Exercise directions:
Take from the listing each line that has the string "code".

Recorded data:
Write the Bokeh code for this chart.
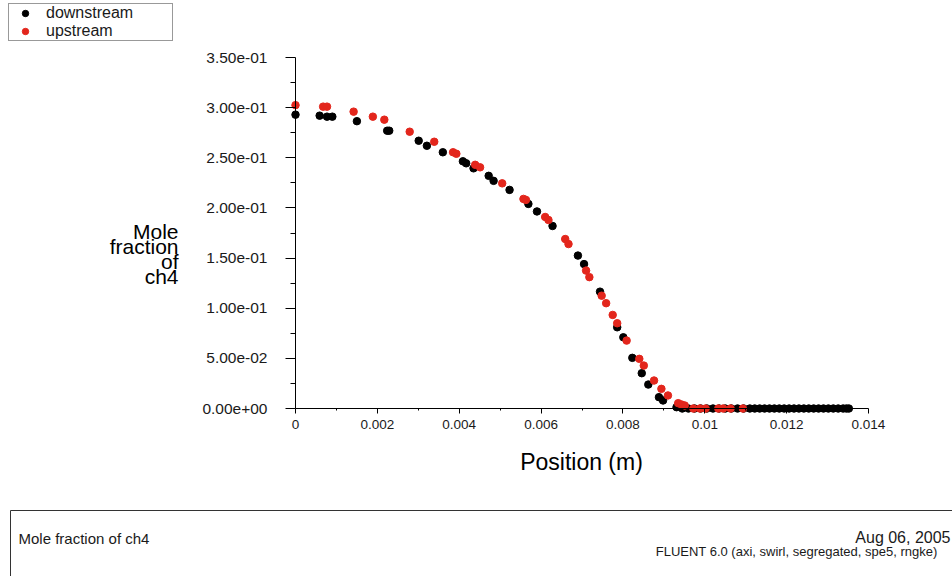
from bokeh.plotting import figure
from bokeh.models import (Range1d, FixedTicker, CustomJSTickFormatter, Label,
                          Legend, LegendItem, LinearAxis)
from bokeh.embed import file_html
from bokeh.resources import INLINE

FONT = "Liberation Sans"

# ---------------- data ----------------
down_x = [0.0, 0.00059, 0.00077, 0.0009, 0.0015, 0.00224, 0.00229, 0.00301,
          0.00321, 0.0036, 0.00409, 0.00417, 0.00435, 0.00472, 0.00484,
          0.00523, 0.00569, 0.0059, 0.00628, 0.0069, 0.00705, 0.00744,
          0.00786, 0.00801, 0.00823, 0.00846, 0.00862, 0.00888, 0.00898,
          0.00931, 0.00945, 0.0096, 0.00975, 0.0099, 0.01005, 0.0102,
          0.01035, 0.0105, 0.01065, 0.0108, 0.01095, 0.0111, 0.01122,
          0.01134, 0.01146, 0.01158, 0.0117, 0.01182, 0.01194, 0.01206,
          0.01218, 0.0123, 0.01242, 0.01254, 0.01266, 0.01278, 0.0129,
          0.01302, 0.01314, 0.01326, 0.01338, 0.01346, 0.01352]
down_y = [0.293, 0.292, 0.291, 0.291, 0.2865, 0.277, 0.277, 0.267,
          0.262, 0.2555, 0.2465, 0.2445, 0.2395, 0.232, 0.227,
          0.218, 0.204, 0.1965, 0.182, 0.1525, 0.144, 0.1165,
          0.081, 0.071, 0.0505, 0.0352, 0.0239, 0.0113, 0.008,
          0.0013, 0.0, 0.0, 0.0, 0.0, 0.0, 0.0,
          0.0, 0.0, 0.0, 0.0, 0.0, 0.0, 0.0,
          0.0, 0.0, 0.0, 0.0, 0.0, 0.0, 0.0,
          0.0, 0.0, 0.0, 0.0, 0.0, 0.0, 0.0,
          0.0, 0.0, 0.0, 0.0, 0.0, 0.0]

up_x = [0.0, 0.000675, 0.00077, 0.00142, 0.00189, 0.00217, 0.00279, 0.00339,
        0.00385, 0.00393, 0.00439, 0.00451, 0.00505, 0.00557, 0.00563,
        0.0061, 0.00618, 0.00659, 0.00667, 0.0071, 0.00718, 0.00748,
        0.00759, 0.00775, 0.00786, 0.00809, 0.0084, 0.00851, 0.00876,
        0.00894, 0.0091, 0.00935, 0.00943, 0.00951, 0.00972, 0.00988,
        0.01002, 0.01033, 0.01045, 0.01063, 0.01093]
up_y = [0.3025, 0.301, 0.301, 0.296, 0.291, 0.288, 0.276, 0.266,
        0.2555, 0.254, 0.243, 0.2405, 0.2245, 0.209, 0.208,
        0.191, 0.188, 0.169, 0.164, 0.1375, 0.131, 0.1125,
        0.105, 0.0933, 0.085, 0.0677, 0.0495, 0.0428, 0.0279,
        0.0196, 0.013, 0.0053, 0.004, 0.003, 0.0, 0.0,
        0.0, 0.0, 0.0, 0.0, 0.0]

series_names = ["downstream", "upstream"]
x_ticks = [0.0, 0.002, 0.004, 0.006, 0.008, 0.010, 0.012, 0.014]
x_minor = [0.001, 0.003, 0.005, 0.007, 0.009, 0.011, 0.013]
y_ticks = [0.0, 0.05, 0.10, 0.15, 0.20, 0.25, 0.30, 0.35]
y_minor = [0.025, 0.075, 0.125, 0.175, 0.225, 0.275, 0.325]
y_title_lines = ["Mole", "fraction", "of", "ch4"]
x_title = "Position (m)"
footer_left = "Mole fraction of ch4"
footer_date = "Aug 06, 2005"
footer_info = "FLUENT 6.0 (axi, swirl, segregated, spe5, rngke)"

# ---------------- page geometry (canvas px) ----------------
W, H = 952, 576
X0PX, X1PX = 295, 868      # where x = 0 and x = 0.014 fall
Y0PX, Y1PX = 408, 57       # where y = 0 and y = 0.35 fall
XMAX, YMAX = 0.014, 0.35
kx = XMAX / (X1PX - X0PX)
ky = YMAX / (Y0PX - Y1PX)
x_start, x_end = -X0PX * kx, XMAX + (W - X1PX) * kx
y_start, y_end = -(H - Y0PX) * ky, YMAX + Y1PX * ky


def dx(cx):
    return x_start + cx * kx


def dy(cy):
    return y_start + (H - cy) * ky


p = figure(width=W, height=H, output_backend="svg", toolbar_location=None,
           x_range=Range1d(x_start, x_end), y_range=Range1d(y_start, y_end),
           x_axis_location=None, y_axis_location=None,
           min_border=0, min_border_left=0, min_border_right=0,
           min_border_top=0, min_border_bottom=0)
p.xgrid.visible = False
p.ygrid.visible = False
p.outline_line_color = None
p.background_fill_color = "white"
p.border_fill_color = "white"

r_down = p.scatter(down_x, down_y, marker="circle", size=7.5,
                   fill_color="black", line_color="black")
r_up = p.scatter(up_x, up_y, marker="circle", size=7.5,
                 fill_color="#e3261c", line_color="#e3261c")

xa = LinearAxis(fixed_location=0, bounds=(0, XMAX))
xa.ticker = FixedTicker(ticks=x_ticks, minor_ticks=x_minor)
xa.formatter = CustomJSTickFormatter(code="return String(parseFloat(tick.toFixed(4)));")
xa.major_tick_out = 5
xa.major_tick_in = 0
xa.minor_tick_out = 2
xa.minor_tick_in = 0
xa.major_label_standoff = 6
xa.axis_line_color = "black"
xa.major_tick_line_color = "black"
xa.minor_tick_line_color = "black"
xa.major_label_text_font = FONT
xa.major_label_text_font_size = "13.5px"
xa.major_label_text_color = "#1a1a1a"
p.add_layout(xa, "below")

ya = LinearAxis(fixed_location=0, bounds=(0, YMAX))
ya.ticker = FixedTicker(ticks=y_ticks, minor_ticks=y_minor)
ya.formatter = CustomJSTickFormatter(code="""
if (Math.abs(tick) < 1e-12) { return "0.00e+00"; }
var e = Math.floor(Math.log10(Math.abs(tick)) + 1e-9);
var m = tick / Math.pow(10, e);
var s = e < 0 ? "-" : "+";
var a = Math.abs(e);
return m.toFixed(2) + "e" + s + (a < 10 ? "0" : "") + a;
""")
ya.major_tick_out = 10
ya.major_tick_in = 0
ya.minor_tick_out = 5
ya.minor_tick_in = 0
ya.major_label_standoff = 18
ya.axis_line_color = "black"
ya.major_tick_line_color = "black"
ya.minor_tick_line_color = "black"
ya.major_label_text_font = FONT
ya.major_label_text_font_size = "15.5px"
ya.major_label_text_color = "#1a1a1a"
p.add_layout(ya, "left")

# y axis title (stacked lines)
for line, base in zip(y_title_lines, [231, 246, 261, 276]):
    p.add_layout(Label(x=dx(178), y=dy(base), text=line, text_align="right",
                       text_baseline="alphabetic", text_font=FONT,
                       text_font_size="21px", text_color="black"))

# x axis title
p.add_layout(Label(x=dx(581), y=dy(461), text=x_title, text_align="center",
                   text_baseline="alphabetic", text_font=FONT,
                   text_font_size="23px", text_color="black"))

legend = Legend(items=[LegendItem(label=series_names[0], renderers=[r_down]),
                       LegendItem(label=series_names[1], renderers=[r_up])],
                location=(8, H - 41))
legend.border_line_color = "#333333"
legend.border_line_width = 1
legend.background_fill_color = "white"
legend.background_fill_alpha = 1.0
legend.padding = 0
legend.margin = 0
legend.spacing = -3
legend.glyph_width = 32
legend.glyph_height = 16
legend.label_height = 14
legend.label_width = 126
legend.label_standoff = 5
legend.label_text_font = FONT
legend.label_text_font_size = "16px"
legend.label_text_color = "#1a1a1a"
p.add_layout(legend)

# ---------------- footer box and texts ----------------
p.quad(left=[dx(10)], right=[dx(2000)], top=[dy(510)], bottom=[dy(900)],
       fill_color=None, line_color="#333333", line_width=1)
p.add_layout(Label(x=dx(18), y=dy(538), text=footer_left, text_align="left",
                   text_baseline="alphabetic", text_font=FONT,
                   text_font_size="15px", text_color="#1a1a1a"))
p.add_layout(Label(x=dx(950), y=dy(537), text=footer_date, text_align="right",
                   text_baseline="alphabetic", text_font=FONT,
                   text_font_size="16px", text_color="#1a1a1a"))
p.add_layout(Label(x=dx(937), y=dy(551), text=footer_info, text_align="right",
                   text_baseline="alphabetic", text_font=FONT,
                   text_font_size="13px", text_color="#1a1a1a"))

open("out.html", "w").write(file_html(p, INLINE))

Complete response:
Write the Bokeh code for this chart.
xa.formatter = CustomJSTickFormatter(code="return String(parseFloat(tick.toFixed(4)));")
ya.formatter = CustomJSTickFormatter(code="""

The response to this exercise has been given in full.